As sadly often happens, Castleford did not pay off the balance owing on the BMW to Black Horse and, upon receipt of the finance, went into an insolvency procedure. Accordingly, Black Horse claimed the balance outstanding on the BMW hire purchase agreement from Mr Langford which then stood at £7,468.94. Mr Langford denied liability on the ground that Castleford promised to discharge that balance and, by virtue of s.56, Castleford’s promise was deemed to have been made as agent for Black Horse.
It was Black Horse’s case that North Riding was the credit broker for the purposes of s.56 because the Lotus was sold to Black Horse by North Riding, not Castleford. Accordingly, there were no ‘antecedent negotiations’ between North Riding and Mr Langford.
What the court said
The judge at first instance said that this argument was misconceived. The purpose of the Act was to protect consumers and that it would make a serious inroad into that protection if the sale by the dealer to an intermediary broker rendered s.56 of no assistance. Being therefore inclined to find in favour of Mr Langford, the judge said that once the customer has been introduced by the dealer to the finance company, the provisions of s.56 then applied to all that dealer’s representations in the ‘antecedent’ negotiations’. The judge also stated that s.56 is not based upon the law of agency at common law. On appeal before the Honourable Mr Justice Gray sitting at Leeds District Registry, it was agreed that questions of agency at common law do not affect whether s.56 applies.

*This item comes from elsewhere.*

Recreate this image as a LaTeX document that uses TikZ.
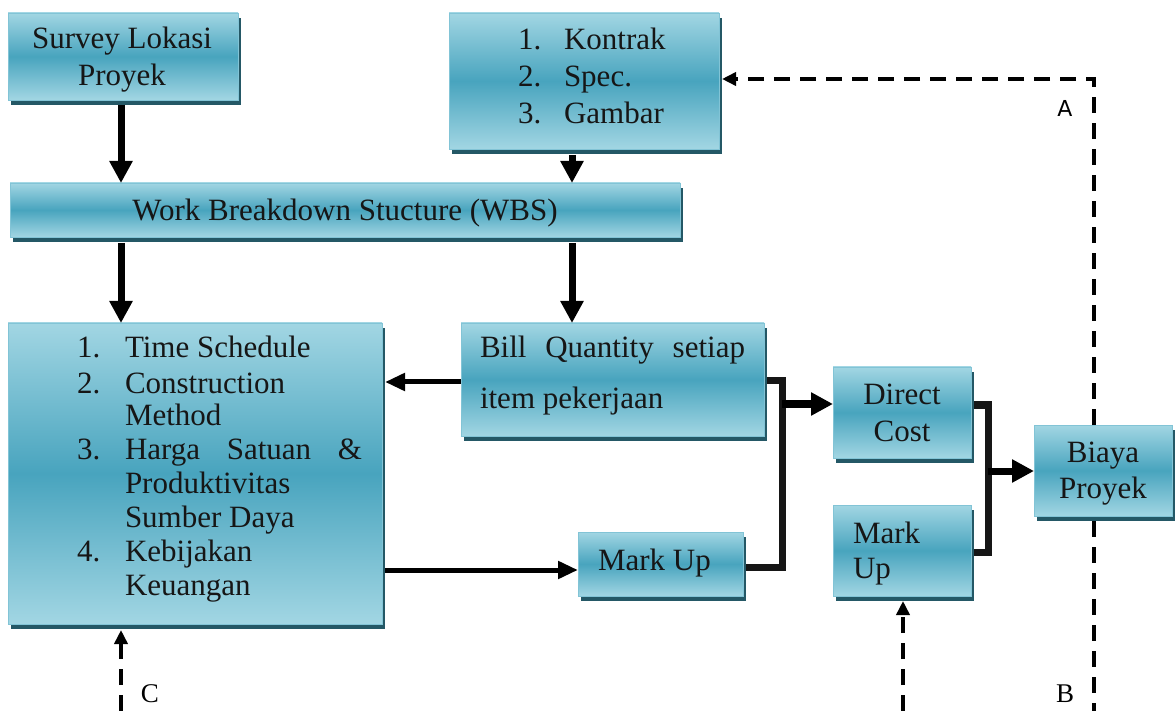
\documentclass[tikz,border=0pt]{standalone}
\usepackage{fontspec}
\setmainfont{Liberation Serif}
\newfontfamily\labelsans{DejaVu Sans}
\usetikzlibrary{arrows.meta,backgrounds,calc}

\definecolor{boxlight}{RGB}{162,214,227}
\definecolor{boxmid}{RGB}{72,164,190}
\definecolor{boxedge}{RGB}{130,196,214}
\definecolor{shadowc}{RGB}{36,88,102}
\definecolor{inkc}{RGB}{22,22,22}

\tikzset{
  box/.style={rectangle, inner sep=0pt, outer sep=0pt,
    top color=boxlight, bottom color=boxlight, middle color=boxmid,
    draw=boxedge, line width=0.6pt},
  txt/.style={inner sep=0pt, outer sep=0pt, text=inkc,
    font=\fontsize{31}{36}\selectfont},
  flow/.style={line width=7pt, draw=black,
    -{Triangle[length=22pt,width=22pt]}},
  flowthin/.style={line width=5pt, draw=black,
    -{Triangle[length=20pt,width=17pt]}},
  feed/.style={line width=7pt, draw=inkc, line join=miter},
  dashline/.style={line width=4pt, draw=black, dash pattern=on 16pt off 10pt},
  dasharrow/.style={dashline, -{Triangle[length=14pt,width=13pt]}},
  lblsans/.style={inner sep=0pt, text=black, font=\labelsans\fontsize{22}{26}\selectfont},
  lblserif/.style={inner sep=0pt, text=black, font=\fontsize{27}{30}\selectfont},
}

\begin{document}
\begin{tikzpicture}[x=1pt, y=-1pt]
\useasboundingbox (0,0) rectangle (1176,711);

% boxes
\node[box, minimum width=230pt, minimum height=87pt]  (survey)  at (123,56.5)  {};
\node[box, minimum width=270pt, minimum height=136pt] (kontrak) at (584,81)    {};
\node[box, minimum width=670pt, minimum height=54pt]  (wbs)     at (345,210)   {};
\node[box, minimum width=374pt, minimum height=301pt] (left)    at (195,473.5) {};
\node[box, minimum width=303pt, minimum height=113pt] (bill)    at (612.5,379.5) {};
\node[box, minimum width=165pt, minimum height=64pt]  (markup)  at (660.5,564)   {};
\node[box, minimum width=138pt, minimum height=91pt]  (direct)  at (902,412.5)   {};
\node[box, minimum width=138pt, minimum height=91pt]  (markupr) at (902,550.5)   {};
\node[box, minimum width=138pt, minimum height=91pt]  (biaya)   at (1103,470.5)  {};

% drop shadows and page background
\begin{scope}[on background layer]
  \fill[white] (0,0) rectangle (1176,711);
  \foreach \n in {survey,kontrak,wbs,left,bill,markup,direct,markupr,biaya}
    \fill[shadowc] ($(\n.south west)+(3,5)$) rectangle ($(\n.north east)+(3,5)$);
\end{scope}

% box texts
\node[txt, anchor=base] (s1) at (122,49) {Survey Lokasi};
\node[txt, anchor=base] (s2) at (122,86) {Proyek};

\node[txt, anchor=base west] (k1n) at (518,50)  {1.};
\node[txt, anchor=base west] (k1)  at (564,50)  {Kontrak};
\node[txt, anchor=base west] (k2n) at (518,87)  {2.};
\node[txt, anchor=base west] (k2)  at (564,87)  {Spec.};
\node[txt, anchor=base west] (k3n) at (518,124) {3.};
\node[txt, anchor=base west] (k3)  at (564,124) {Gambar};

\node[txt, anchor=base] (w1) at (345,221) {Work Breakdown Stucture (WBS)};

\node[txt, anchor=base west] (l1n) at (77,358)  {1.};
\node[txt, anchor=base west] (l1)  at (125,358) {Time Schedule};
\node[txt, anchor=base west] (l2n) at (77,393)  {2.};
\node[txt, anchor=base west] (l2)  at (125,393) {Construction};
\node[txt, anchor=base west] (l2b) at (125,425) {Method};
\node[txt, anchor=base west] (l3n) at (77,459)  {3.};
\node[txt, anchor=base west] (l3)  at (125,459) {\makebox[237pt][s]{Harga Satuan \&}};
\node[txt, anchor=base west] (l3b) at (125,493) {Produktivitas};
\node[txt, anchor=base west] (l3c) at (125,527) {Sumber Daya};
\node[txt, anchor=base west] (l4n) at (77,561)  {4.};
\node[txt, anchor=base west] (l4)  at (125,561) {Kebijakan};
\node[txt, anchor=base west] (l4b) at (125,595) {Keuangan};

\node[txt, anchor=base west] (b1) at (480,358) {\makebox[265pt][s]{Bill Quantity setiap}};
\node[txt, anchor=base west] (b2) at (480,408) {item pekerjaan};

\node[txt, anchor=base west] (m1) at (598,570) {Mark Up};

\node[txt, anchor=base] (d1) at (902,405) {Direct};
\node[txt, anchor=base] (d2) at (902,442) {Cost};

\node[txt, anchor=base west] (r1) at (853,543) {Mark};
\node[txt, anchor=base west] (r2) at (853,578) {Up};

\node[txt, anchor=base] (p1) at (1103,462) {Biaya};
\node[txt, anchor=base] (p2) at (1103,498) {Proyek};

% reference columns and rows for the connectors
\coordinate (colL) at (121,0);
\coordinate (colM) at (572,0);
\coordinate (colR) at (903,0);
\coordinate (bottom) at (0,711);
\coordinate (rowB) at (0,382);
\coordinate (rowM) at (0,570);
\coordinate (j1top) at (782,381);
\coordinate (j1bot) at (782,567);
\coordinate (j1mid) at (782,404);
\coordinate (j2top) at (988,405);
\coordinate (j2bot) at (988,552);
\coordinate (j2mid) at (988,471);
\coordinate (dA) at (1094,79);

% main flow
\draw[flow] ($(survey.south -| colL)+(0,5)$) -- (wbs.north -| colL);
\draw[flow] ($(kontrak.south -| colM)+(0,6)$) -- (wbs.north -| colM);
\draw[flow] ($(wbs.south -| colL)+(0,6)$) -- (left.north -| colL);
\draw[flow] ($(wbs.south -| colM)+(0,6)$) -- (bill.north -| colM);
\draw[flowthin] (bill.west |- rowB) -- ($(left.east |- rowB)+(3,0)$);
\draw[flowthin] ($(left.east |- rowM)+(3,0)$) -- (markup.west |- rowM);

% merging connectors
\draw[feed] ($(bill.east |- j1top)+(3,0)$) -- (j1top) -- (j1bot) -- ($(markup.east |- j1bot)+(3,0)$);
\draw[flow] (j1mid) -- (direct.west |- j1mid);
\draw[feed] ($(direct.east |- j2top)+(3,0)$) -- (j2top) -- (j2bot) -- ($(markupr.east |- j2bot)+(3,0)$);
\draw[flow] (j2mid) -- (biaya.west |- j2mid);

% feedback loops
\draw[dasharrow] (biaya.north -| dA) -- (dA) -- ($(kontrak.east |- dA)+(3,0)$);
\draw[dashline] ($(biaya.south -| dA)+(0,5)$) -- (dA |- bottom);
\draw[dasharrow] (colL |- bottom) -- ($(left.south -| colL)+(0,6)$);
\draw[dasharrow] (colR |- bottom) -- ($(markupr.south -| colR)+(0,5)$);

% loop labels
\node[lblsans]  (la) at (1065,108) {A};
\node[lblserif] (lb) at (1065,694) {B};
\node[lblserif] (lc) at (150,694)  {C};
\end{tikzpicture}
\end{document}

All parties were in agreement that both North Riding and Castleford were ‘creditbrokers’ within the meaning given to them in the Consumer Credit Act, and it was Black Horse’s case that in the ‘antecedent negotiations’ Castleford was not acting as its credit brokers . The wording in section 56(1)(b) confined antecedent negotiations to those conducted in relation to goods sold or proposed to be sold by the credit broker to the creditor. Black Horse said that the credit broker which sold the Lotus to Black Horse was North Riding and in these circumstances s.56 had no application. In his judgment, the judge bore in mind that the purpose of the section was to protect consumers such as Mr Langford and appeared to find in favour of Black Horse with some reluctance.
However he agreed that the credit broker who conducted the antecedent negotiations was Castleford, but it was North Riding who sold the Lotus to Black Horse. Section 56(1)(b) applies only to the credit broker who actually sells or proposes to sell the goods to the finance company.
Mr Justice Gray did accept that for some purposes Castleford could be taken to be agents of North Riding and thus deemed to be sub-agents of Black Horse, for example, for the purpose of completing the necessary documentation. But that is a far cry from saying that, at an earlier stage, Castleford was already acting as agent for Black Horse. Judgment was therefore given to Black Horse for the sum claimed of £7,468.94.
This is a useful case for finance companies in that it confirms that they will not be caught by s.56 where the vehicle has been purchased by them from an intermediary credit broker as opposed to from the supplying dealer direct. Despite the court’s apparent desire to find in favour of the consumer, the terms of s.56 make it clear that where a transaction is structured in this way the finance company is not bound by any representations by a supplying dealer to pay off existing finance on part-exchanged vehicles.
Thus the case does indeed make some serious inroads into the protection intended for consumers in s.56. Is this what Parliament intended? Probably not. The loophole is one which may be closed by amendment in due course, but in the meantime it is there to be relied upon by finance companies and is worthy of consideration when structuring transactions.